The new CEO of Sonatrach was in charge of Brown Root Condor (BRC) in the mid-2000s. This was a joint venture specialising in engineering work between Algerian companies (Sonatrach and the Nuclear Centre at Draria) and the British subsidiary (KBR) of Halliburton, a major US company chaired, until he became vice president of the US in 2001, by Dick Cheeney. BRC was alleged to have received large kickbacks from Sonatrach and Ministry of Defence for work carried out at their behest in Algeria during the boom years induced by high oil prices. None of the senior culprits were held to account. The DRS did however press charges of spying for a foreign power (America) to get Mr Ould Kaddour condemned.
After he left Algeria in the late 1970s, Mr Chakib Khelil worked at the World Bank, eventually overseeing the Latin America energy department after 1980. In the decade that followed Argentina and Bolivia came under huge pressure from the US government directly and through the World Bank to privatise state oil and gas companies, which they strongly resisted.

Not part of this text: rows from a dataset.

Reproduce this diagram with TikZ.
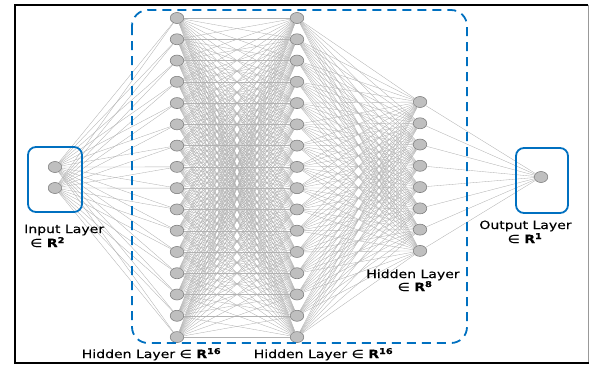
\documentclass[tikz,border=0pt]{standalone}
\usepackage{fontspec}
\newfontfamily\lblfont[FakeStretch=1.23,FakeBold=0.4]{DejaVu Sans}
\usetikzlibrary{shapes.geometric}
\definecolor{boxblue}{RGB}{0,112,192}

\begin{document}
\begin{tikzpicture}[
		x=1pt, y=-1pt,
		neuron/.style	={ ellipse, draw=black!50, fill=black!25,
			line width=0.6pt, inner sep=0pt,
			minimum width=13.5pt, minimum height=11pt
		},
		link/.style	={ draw=black!30, line width=0.35pt },
		layerbox/.style	={ draw=boxblue, line width=1.8pt,
			rounded corners=8pt
		},
		groupbox/.style	={ draw=boxblue, line width=1.8pt,
			dash pattern=on 9pt off 6pt, rounded corners=16pt
		},
		lbl/.style	={ font=\lblfont\fontsize{11.4}{14}\selectfont,
			inner sep=0pt
		},
	]

	\useasboundingbox (0,0) rectangle (589,365);

	% declare the neurons of every layer
	\node (in1) [neuron] at (55,167) {};
	\node (in2) [neuron] at (55,188) {};
	\foreach \i in {1,...,16} {
			\node (ha\i) [neuron] at (177,{18+(\i-1)*21.27}) {};
			\node (hb\i) [neuron] at (297,{18+(\i-1)*21.27}) {};
		}
	\foreach \i in {1,...,8}
		\node (hc\i) [neuron] at (420,{102+(\i-1)*21.27}) {};
	\node (out) [neuron] at (541,177) {};

	% draw connections
	\foreach \i in {1,...,16} {
			\draw [link] (in1) -- (ha\i);
			\draw [link] (in2) -- (ha\i);
			\foreach \j in {1,...,16}
				\draw [link] (ha\i) -- (hb\j);
			\foreach \j in {1,...,8}
				\draw [link] (hb\i) -- (hc\j);
		}
	\foreach \j in {1,...,8}
		\draw [link] (hc\j) -- (out);

	% draw boxes
	\draw [layerbox] (28,147) rectangle (82,212);
	\draw [layerbox] (516,148) rectangle (568,213);
	\draw [groupbox] (132,10) rectangle (467,343);

	% draw labels
	\node [lbl, anchor=base west] at (24,233) {Input Layer};
	\node [lbl, anchor=base west] at (30,247) {∈ \textbf{R\textsuperscript{2}}};
	\node [lbl, anchor=base] at (525.5,229) {Output Layer};
	\node [lbl, anchor=base] at (525,243) {∈ \textbf{R\textsuperscript{1}}};
	\node [lbl, anchor=base] at (413,278) {Hidden Layer};
	\node [lbl, anchor=base] at (415,291) {∈ \textbf{R\textsuperscript{8}}};
	\node [lbl, anchor=base] at (151.5,358) {Hidden Layer ∈ \textbf{R\textsuperscript{16}}};
	\node [lbl, anchor=base] at (323.5,358) {Hidden Layer ∈ \textbf{R\textsuperscript{16}}};

	% draw frame
	\draw [line width=2pt] (588,4.5) -- (15,4.5) -- (15,363) -- (589,363);
	\draw [draw=black!40, line width=1pt] (588,4.5) -- (588,362);

\end{tikzpicture}
\end{document}
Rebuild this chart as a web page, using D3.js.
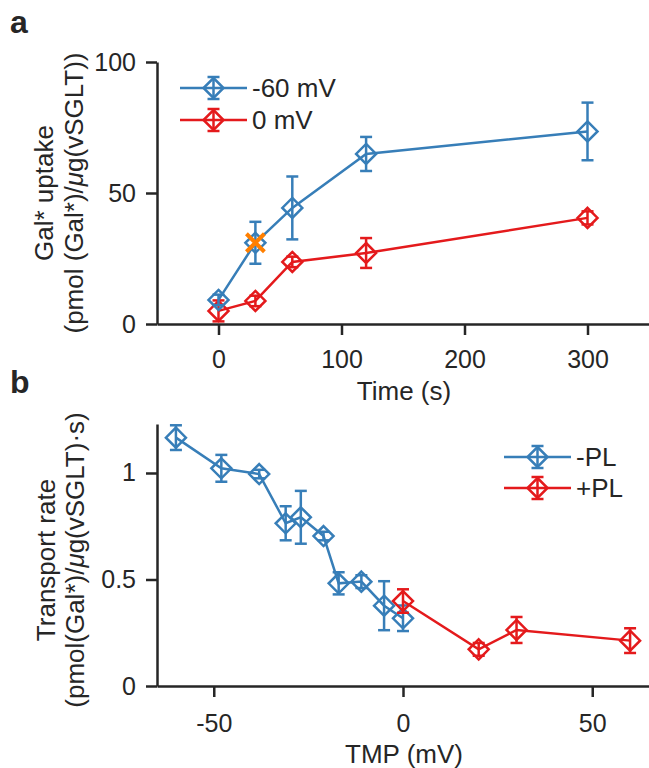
<!DOCTYPE html>
<html><head><meta charset="utf-8">
<script src="https://cdn.jsdelivr.net/npm/d3@7"></script>
<style>body{margin:0;background:#fff}svg{display:block}text{font-family:"Liberation Sans",Arial,sans-serif;fill:#262626}</style>
</head><body>
<svg id="c" width="649" height="768"></svg>
<script>
// Panel a data
const timeA = [0, 30, 60, 120, 300];
const neg60Mean = [9.2, 31, 44.3, 64.9, 73.5];
const neg60Err = [2, 8, 12, 6.5, 11];
const zeroMean = [5, 8.8, 23.7, 27.1, 40.5];
const zeroErr = [4, 2, 2, 5.7, 2.5];
const crossPoint = [30, 31];
const xTicksA = [0, 100, 200, 300];
const yTicksA = [0, 50, 100];
// Panel b data
const tmpMinusPL = [-60, -48, -38, -31, -27, -21, -17, -11, -5, 0];
const rateMinusPL = [1.166, 1.022, 0.995, 0.764, 0.792, 0.704, 0.482, 0.49, 0.377, 0.318];
const errMinusPL = [0.058, 0.063, 0.02, 0.08, 0.124, 0.02, 0.052, 0.03, 0.115, 0.06];
const tmpPlusPL = [0, 20, 30, 60];
const ratePlusPL = [0.399, 0.172, 0.263, 0.213];
const errPlusPL = [0.055, 0.03, 0.061, 0.058];
const xTicksB = [-50, 0, 50];
const yTicksB = [0, 0.5, 1];

const BLUE = "#377eb8", RED = "#e41a1c", ORANGE = "#ff7f00", AX = "#262626";
const TICKFS = 25, LABFS = 26;
const svg = d3.select("#c");

function diamond(g, x, y, color) {
  const r = 10;
  g.append("path").attr("d", `M${x},${y - r}L${x + r},${y}L${x},${y + r}L${x - r},${y}Z`)
    .attr("fill", "none").attr("stroke", color).attr("stroke-width", 2.5);
}
function errbar(g, x, y0, y1, color) {
  g.append("line").attr("x1", x).attr("x2", x).attr("y1", y0).attr("y2", y1)
    .attr("stroke", color).attr("stroke-width", 2.5);
  [y0, y1].forEach(yy => g.append("line").attr("x1", x - 6).attr("x2", x + 6)
    .attr("y1", yy).attr("y2", yy).attr("stroke", color).attr("stroke-width", 2.5));
}
function series(g, xs, ys, es, xS, yS, color) {
  const line = d3.line().x((d, i) => xS(xs[i])).y(d => yS(d));
  g.append("path").attr("d", line(ys)).attr("fill", "none").attr("stroke", color).attr("stroke-width", 2.5);
  ys.forEach((v, i) => {
    errbar(g, xS(xs[i]), yS(v - es[i]), yS(v + es[i]), color);
    diamond(g, xS(xs[i]), yS(v), color);
  });
}
function legendEntry(g, x0, x1, y, color, label) {
  const xm = (x0 + x1) / 2;
  g.append("line").attr("x1", x0).attr("x2", x1).attr("y1", y).attr("y2", y).attr("stroke", color).attr("stroke-width", 2.5);
  errbar(g, xm, y - 11, y + 11, color);
  diamond(g, xm, y, color);
  g.append("text").attr("x", x1 + 5).attr("y", y).attr("dy", "0.36em").attr("font-size", LABFS).text(label);
}
function styleAxis(sel) {
  sel.selectAll("path").attr("stroke", AX).attr("stroke-width", 2.5);
  sel.selectAll("line").attr("stroke", AX).attr("stroke-width", 2.5);
  sel.selectAll("text").attr("font-size", TICKFS).attr("fill", AX).style("font-family", '"Liberation Sans",Arial,sans-serif');
}
const fmt = d => String(d);

// ---------- Panel a ----------
const xA = d3.scaleLinear().domain([-50, 350]).range([157, 649]);
const yA = d3.scaleLinear().domain([0, 100]).range([324, 62]);
const gA = svg.append("g");
const axXA = gA.append("g").attr("transform", "translate(0,324)")
  .call(d3.axisBottom(xA).tickValues(xTicksA).tickFormat(fmt).tickSize(11).tickPadding(15).tickSizeOuter(0));
styleAxis(axXA);
const axYA = gA.append("g").attr("transform", "translate(157,0)")
  .call(d3.axisLeft(yA).tickValues(yTicksA).tickFormat(fmt).tickSize(11).tickPadding(10).tickSizeOuter(0));
styleAxis(axYA);
series(gA, timeA, zeroMean, zeroErr, xA, yA, RED);
series(gA, timeA, neg60Mean, neg60Err, xA, yA, BLUE);
(function () {
  const cx = xA(crossPoint[0]), cy = yA(crossPoint[1]), s = 9;
  gA.append("path").attr("d", `M${cx - s},${cy - s}L${cx + s},${cy + s}M${cx - s},${cy + s}L${cx + s},${cy - s}`)
    .attr("stroke", ORANGE).attr("stroke-width", 4).attr("fill", "none");
})();
legendEntry(gA, 180, 247, 88, BLUE, "-60 mV");
legendEntry(gA, 180, 247, 120, RED, "0 mV");
gA.append("text").attr("x", 404).attr("y", 400).attr("text-anchor", "middle").attr("font-size", LABFS).text("Time (s)");
const ylA = gA.append("text").attr("transform", "translate(0,193) rotate(-90)").attr("text-anchor", "middle").attr("font-size", LABFS);
ylA.append("tspan").attr("x", 0).attr("y", 53).text("Gal* uptake");
const tA2 = ylA.append("tspan").attr("x", 0).attr("y", 83);
tA2.append("tspan").text("(pmol (Gal*)/");
tA2.append("tspan").attr("font-style", "italic").text("μ");
tA2.append("tspan").text("g(vSGLT))");
svg.append("text").attr("x", 10).attr("y", 33).attr("font-size", 32).attr("font-weight", "bold").attr("fill", "#000").text("a");

// ---------- Panel b ----------
const xB = d3.scaleLinear().domain([-65, 65]).range([157, 649]);
const yB = d3.scaleLinear().domain([0, 1.23]).range([686, 424]);
const gB = svg.append("g");
const axXB = gB.append("g").attr("transform", "translate(0,686)")
  .call(d3.axisBottom(xB).tickValues(xTicksB).tickFormat(fmt).tickSize(11).tickPadding(17).tickSizeOuter(0));
styleAxis(axXB);
const axYB = gB.append("g").attr("transform", "translate(157,0)")
  .call(d3.axisLeft(yB).tickValues(yTicksB).tickFormat(fmt).tickSize(11).tickPadding(10).tickSizeOuter(0));
styleAxis(axYB);
series(gB, tmpMinusPL, rateMinusPL, errMinusPL, xB, yB, BLUE);
series(gB, tmpPlusPL, ratePlusPL, errPlusPL, xB, yB, RED);
legendEntry(gB, 504, 571, 457, BLUE, "-PL");
legendEntry(gB, 504, 571, 488, RED, "+PL");
gB.append("text").attr("x", 404).attr("y", 763).attr("text-anchor", "middle").attr("font-size", LABFS).text("TMP (mV)");
const ylB = gB.append("text").attr("transform", "translate(0,560) rotate(-90)").attr("text-anchor", "middle").attr("font-size", LABFS);
ylB.append("tspan").attr("x", 0).attr("y", 55).text("Transport rate");
const tB2 = ylB.append("tspan").attr("x", 0).attr("y", 84);
tB2.append("tspan").text("(pmol(Gal*)/");
tB2.append("tspan").attr("font-style", "italic").text("μ");
tB2.append("tspan").text("g(vSGLT)·s)");
svg.append("text").attr("x", 10).attr("y", 393).attr("font-size", 32).attr("font-weight", "bold").attr("fill", "#000").text("b");
</script>
</body></html>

It was during those years that the future minister forged strong links with Dick Cheney.
Today, the energy sector is seriously weakened by the fact that neither the Minister of Energy nor the CEO of Sonatrach take key decisions. This occurs at the level of the private office of the Prime Minister Abdelmalek Sellal, a practice unprecedented in the history of modern Algeria. Prime Minister’s Mr Ould Kaddour’s appointment will further demoralise staff at Sonatrach and the Ministry of Energy. Both institutions were until a decade ago, the pride of Algeria. This key sector of the Algerian economy – its foreign income provides 95% of the country’s export income and covers 60% of government budget income, has traditionally been led by men of the highest integrity and competence. Its engineers and managers enjoyed a high reputation internationally. In recent years however, many have taken early retirement or gone and worked abroad where their skills are appreciated. The culture of international engagement so characteristic of Sonatrach since it was founded in 1964 is vanishing as fear of denunciation following events since 2009 mean that no one at intermediate level dares take any decision. This pushes decision making to the top where the system is clogged. With recent ministers and CEOs a pale shadow of the predecessors, two key institutions of the Algerian state have been turned into giants with feet of clay.
HMr Ould Kaddour’s appointment may be no more than a minor episode in the endless settling of scores between Algerian security and the presidential circle: the powerful head of the DRS, General Tewfik Médiène was forced to resign 18 months ago after twenty years in the job. Rehabilitating people close to Mr Khelil is viewed by those close to a very sick Mr Bouteflika as yet another demonstration that they can make and unmake any senior official is Algeria. The president’s feud with the DRS and its predecessor the Securité Militaire go back to 1979 when, after president Houari Boumediène’s death, the SM blocked Mr Bouteflika’s candidature to succeed Colonel Boumediene, choosing Colonel Chadli Bendjedid in his place.
These palace intrigues will have serious consequences for Algeria’s reputation abroad. They send a very confused signal to foreign partners with whom Algeria is keen to discuss regional issues. How can such countries engage seriously about the future of Libya, the threat of terrorism in the Sahel and the challenges facing Tunisia with a country whose senior officials are on a perpetual merry go round - replaced at the drop of a hat by less competent officials, for reasons as petty as they are difficult to fathom.